Whether Hatton pulling in 55,000 for a bout of little significance is more impressive than Calzaghe attracting 50,000 for a bout in the small hours of the morning is up for debate. However it is interesting to compare the pair to a selection of bouts that made boxing such an attraction to the British population to begin with.
The most obvious place to start is the autumn 1993 rematch between Nigel Benn and Chris Eubank, up until last year the last fight to break the 40,000 spectator mark. That night 42,000 watched as the pair fought to a thrilling draw at Old Trafford, the home of Manchester United Football Club. A potential third bout could have eclipsed the attendance of the previous two, with Wembley Stadium a rumoured venue, but never came to pass.

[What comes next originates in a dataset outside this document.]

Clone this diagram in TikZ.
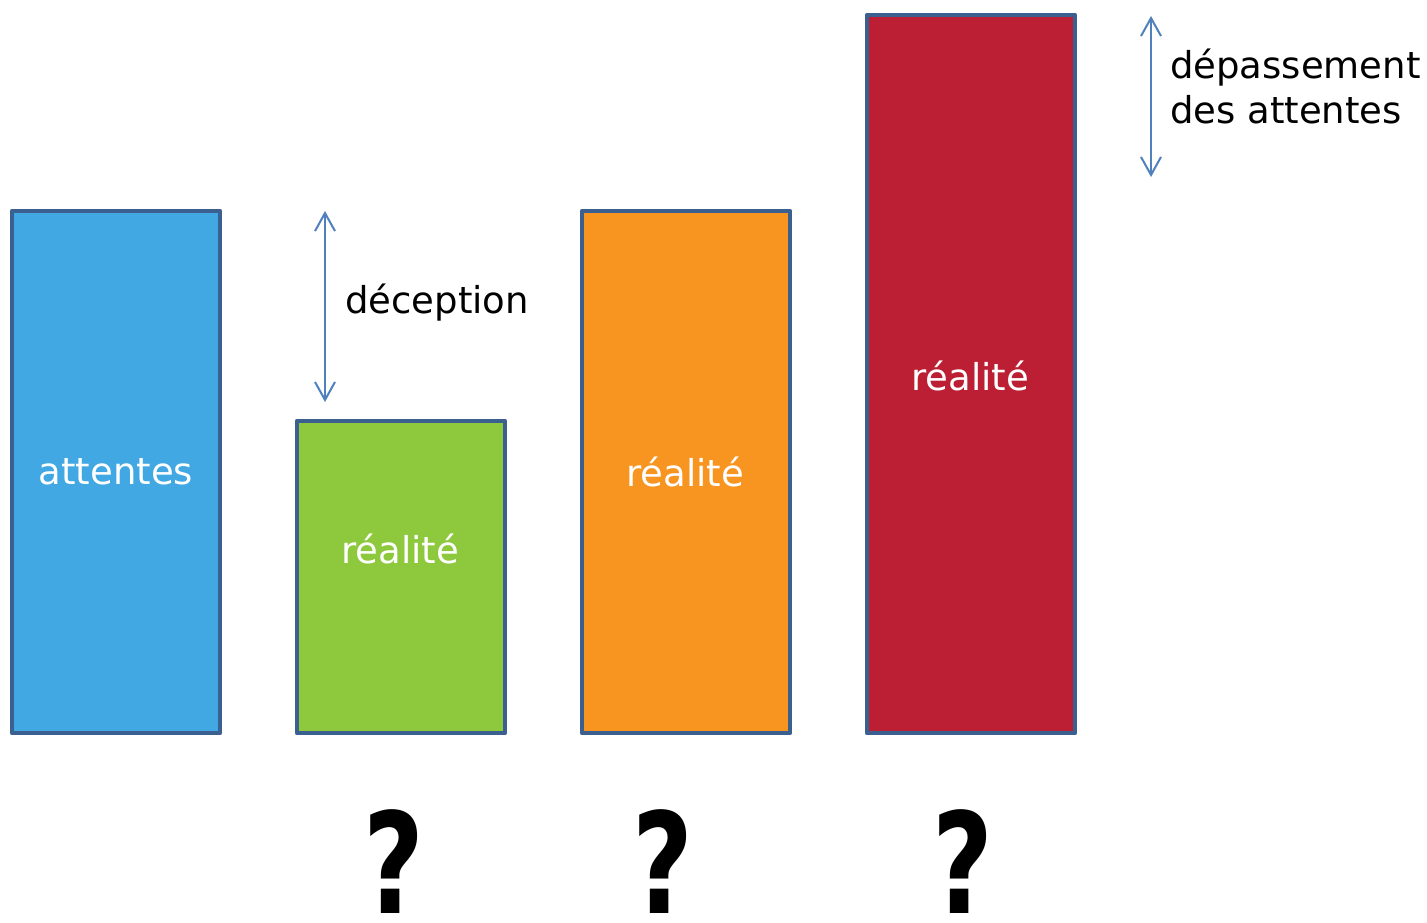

Football stadiums have always proved suitable settings for boxing’s biggest match-ups, so it was fitting that the so called ‘home of football’ Wembley Stadium played host to boxing’s biggest star. A young Cassius Marcellus Clay faced Henry Cooper in front of 35,000 at Wembley Stadium in 1963, in his first fight outside of his homeland. Clay defeated Cooper in the fifth, as he had earlier predicted, proclaiming before the fight “if this bum goes over five rounds, I won’t return to the United States for 30 days.” He returned to the US for his shot at the world title against Sonny Liston, deemed by Ring Magazine as the fight of the year for 1964.
Clay, now named Muhammad Ali and Heavyweight Champion, would reappear in the UK two years after the Liston fight to rematch Cooper at Highbury Stadium. The stadium helped eclipse the attendance for their first fight by some 5,000 as Ali took one round longer to dismantle Cooper, a deep gash forcing the stoppage.
Anfield Football Stadium was also filled to capacity as it hosted bouts in the 30s and 40s. The battle between Freddie Miller and Nel Tarleton in 1933 saw a crowd of over 30,000 flock to the venue. Tarleton had been so keen to fight Miller that he offered to fight for free just to get his shot, whilst Miller received £2000, a significant sum at the time. The biggest highlight at Anfield came five years later when Peter Kane fought Jackie Jurich for the vacant flyweight title. An official gate recorded an attendance of 35,800 though some estimates put the figure at over 40,000. It remains the record crowd for a Merseyside boxing event.
To this day however the highest ever attendance for a fight held in Britain belongs to the match-up between Len Harvey and Jock McAvoy at the White City Stadium in London in 1938.
The pair had first met at Haringay Arena watched by just over 10,000, and was the first time boxing was to be recorded for television, although it was not transmitted to the general public. They fought for the British Light Heavyweight title, with Harvey eventually dropping the points decision after 15 rounds.
On the 10th of July 1939, just over a year after their first bout the pair met again in front of a live gate of an estimated 90,000 at the White City Stadium. Harvey climbed off the canvas in the second round ending the fight strongly to again take a points decision victory. The venue hosted many events for the 1908 Olympic Games, but has since been demolished with the site now used by the BBC.
Having accomplished a life goal of headlining Las Vegas with Madison Square Garden a strong possibility against Malignaggi, perhaps Hatton should look towards breaking the record for UK attendance at the revamped Wembley Stadium against Floyd Mayweather as his swansong. After all ,he’ll need all the support he can get if he’s to stand any chance of defeating ‘Money’ Mayweather.